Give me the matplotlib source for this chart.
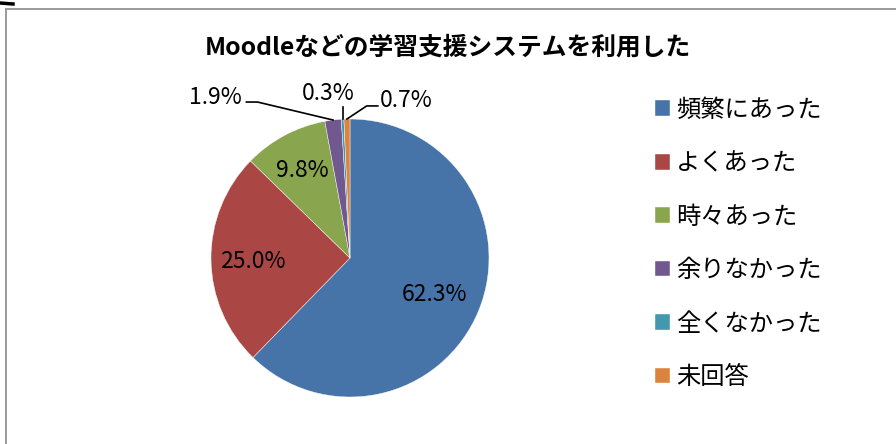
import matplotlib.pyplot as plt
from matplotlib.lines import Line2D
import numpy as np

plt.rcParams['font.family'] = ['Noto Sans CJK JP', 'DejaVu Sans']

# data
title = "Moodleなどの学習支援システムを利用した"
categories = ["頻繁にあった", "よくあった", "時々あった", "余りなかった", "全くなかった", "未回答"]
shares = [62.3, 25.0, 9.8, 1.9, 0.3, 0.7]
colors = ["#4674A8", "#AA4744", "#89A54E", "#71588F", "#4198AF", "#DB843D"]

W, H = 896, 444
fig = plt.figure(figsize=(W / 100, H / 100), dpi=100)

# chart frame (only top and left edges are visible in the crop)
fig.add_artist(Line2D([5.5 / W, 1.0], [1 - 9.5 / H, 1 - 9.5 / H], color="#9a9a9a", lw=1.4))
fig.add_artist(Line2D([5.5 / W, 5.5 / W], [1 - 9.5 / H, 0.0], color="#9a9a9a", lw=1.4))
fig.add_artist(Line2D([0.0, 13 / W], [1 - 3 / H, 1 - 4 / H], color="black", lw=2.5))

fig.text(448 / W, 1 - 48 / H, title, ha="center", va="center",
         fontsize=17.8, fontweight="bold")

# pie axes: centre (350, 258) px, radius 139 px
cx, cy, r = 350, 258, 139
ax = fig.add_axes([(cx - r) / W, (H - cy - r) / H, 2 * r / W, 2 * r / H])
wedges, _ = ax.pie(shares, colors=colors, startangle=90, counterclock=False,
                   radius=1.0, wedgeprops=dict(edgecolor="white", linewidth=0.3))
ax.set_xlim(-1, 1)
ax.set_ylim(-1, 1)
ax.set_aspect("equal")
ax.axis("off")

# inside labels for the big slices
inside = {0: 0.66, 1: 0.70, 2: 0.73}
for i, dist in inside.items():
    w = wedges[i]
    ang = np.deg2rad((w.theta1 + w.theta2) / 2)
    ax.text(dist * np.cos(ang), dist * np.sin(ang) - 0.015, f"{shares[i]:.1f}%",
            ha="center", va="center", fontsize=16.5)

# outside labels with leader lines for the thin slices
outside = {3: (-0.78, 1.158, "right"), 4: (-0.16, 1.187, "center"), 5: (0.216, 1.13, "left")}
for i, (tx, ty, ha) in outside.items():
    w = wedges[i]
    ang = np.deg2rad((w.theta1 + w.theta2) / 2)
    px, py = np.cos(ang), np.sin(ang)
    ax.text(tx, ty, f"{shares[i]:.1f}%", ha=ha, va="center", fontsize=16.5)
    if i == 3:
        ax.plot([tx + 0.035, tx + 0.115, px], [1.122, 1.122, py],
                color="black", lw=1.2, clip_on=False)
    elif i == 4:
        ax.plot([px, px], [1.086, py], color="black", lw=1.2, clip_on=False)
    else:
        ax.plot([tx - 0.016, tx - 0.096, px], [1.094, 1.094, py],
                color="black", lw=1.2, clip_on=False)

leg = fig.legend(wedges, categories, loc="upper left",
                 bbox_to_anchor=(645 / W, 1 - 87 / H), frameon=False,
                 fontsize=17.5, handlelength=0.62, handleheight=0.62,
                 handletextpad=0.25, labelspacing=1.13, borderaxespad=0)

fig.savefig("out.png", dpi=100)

_ _ _ _

**Aim:**
Leave out the pictures and print every line of the data exactly.

**Written answer:**
Give me the matplotlib source for this chart.
import matplotlib.pyplot as plt
from matplotlib.lines import Line2D
import numpy as np

plt.rcParams['font.family'] = ['Noto Sans CJK JP', 'DejaVu Sans']

# data
title = "Moodleなどの学習支援システムを利用した"
categories = ["頻繁にあった", "よくあった", "時々あった", "余りなかった", "全くなかった", "未回答"]
shares = [62.3, 25.0, 9.8, 1.9, 0.3, 0.7]
colors = ["#4674A8", "#AA4744", "#89A54E", "#71588F", "#4198AF", "#DB843D"]

W, H = 896, 444
fig = plt.figure(figsize=(W / 100, H / 100), dpi=100)

# chart frame (only top and left edges are visible in the crop)
fig.add_artist(Line2D([5.5 / W, 1.0], [1 - 9.5 / H, 1 - 9.5 / H], color="#9a9a9a", lw=1.4))
fig.add_artist(Line2D([5.5 / W, 5.5 / W], [1 - 9.5 / H, 0.0], color="#9a9a9a", lw=1.4))
fig.add_artist(Line2D([0.0, 13 / W], [1 - 3 / H, 1 - 4 / H], color="black", lw=2.5))

fig.text(448 / W, 1 - 48 / H, title, ha="center", va="center",
         fontsize=17.8, fontweight="bold")

# pie axes: centre (350, 258) px, radius 139 px
cx, cy, r = 350, 258, 139
ax = fig.add_axes([(cx - r) / W, (H - cy - r) / H, 2 * r / W, 2 * r / H])
wedges, _ = ax.pie(shares, colors=colors, startangle=90, counterclock=False,
                   radius=1.0, wedgeprops=dict(edgecolor="white", linewidth=0.3))
ax.set_xlim(-1, 1)
ax.set_ylim(-1, 1)
ax.set_aspect("equal")
ax.axis("off")

# inside labels for the big slices
inside = {0: 0.66, 1: 0.70, 2: 0.73}
for i, dist in inside.items():
    w = wedges[i]
    ang = np.deg2rad((w.theta1 + w.theta2) / 2)
    ax.text(dist * np.cos(ang), dist * np.sin(ang) - 0.015, f"{shares[i]:.1f}%",
            ha="center", va="center", fontsize=16.5)

# outside labels with leader lines for the thin slices
outside = {3: (-0.78, 1.158, "right"), 4: (-0.16, 1.187, "center"), 5: (0.216, 1.13, "left")}
for i, (tx, ty, ha) in outside.items():
    w = wedges[i]
    ang = np.deg2rad((w.theta1 + w.theta2) / 2)
    px, py = np.cos(ang), np.sin(ang)
    ax.text(tx, ty, f"{shares[i]:.1f}%", ha=ha, va="center", fontsize=16.5)
    if i == 3:
        ax.plot([tx + 0.035, tx + 0.115, px], [1.122, 1.122, py],
                color="black", lw=1.2, clip_on=False)
    elif i == 4:
        ax.plot([px, px], [1.086, py], color="black", lw=1.2, clip_on=False)
    else:
        ax.plot([tx - 0.016, tx - 0.096, px], [1.094, 1.094, py],
                color="black", lw=1.2, clip_on=False)

leg = fig.legend(wedges, categories, loc="upper left",
                 bbox_to_anchor=(645 / W, 1 - 87 / H), frameon=False,
                 fontsize=17.5, handlelength=0.62, handleheight=0.62,
                 handletextpad=0.25, labelspacing=1.13, borderaxespad=0)

fig.savefig("out.png", dpi=100)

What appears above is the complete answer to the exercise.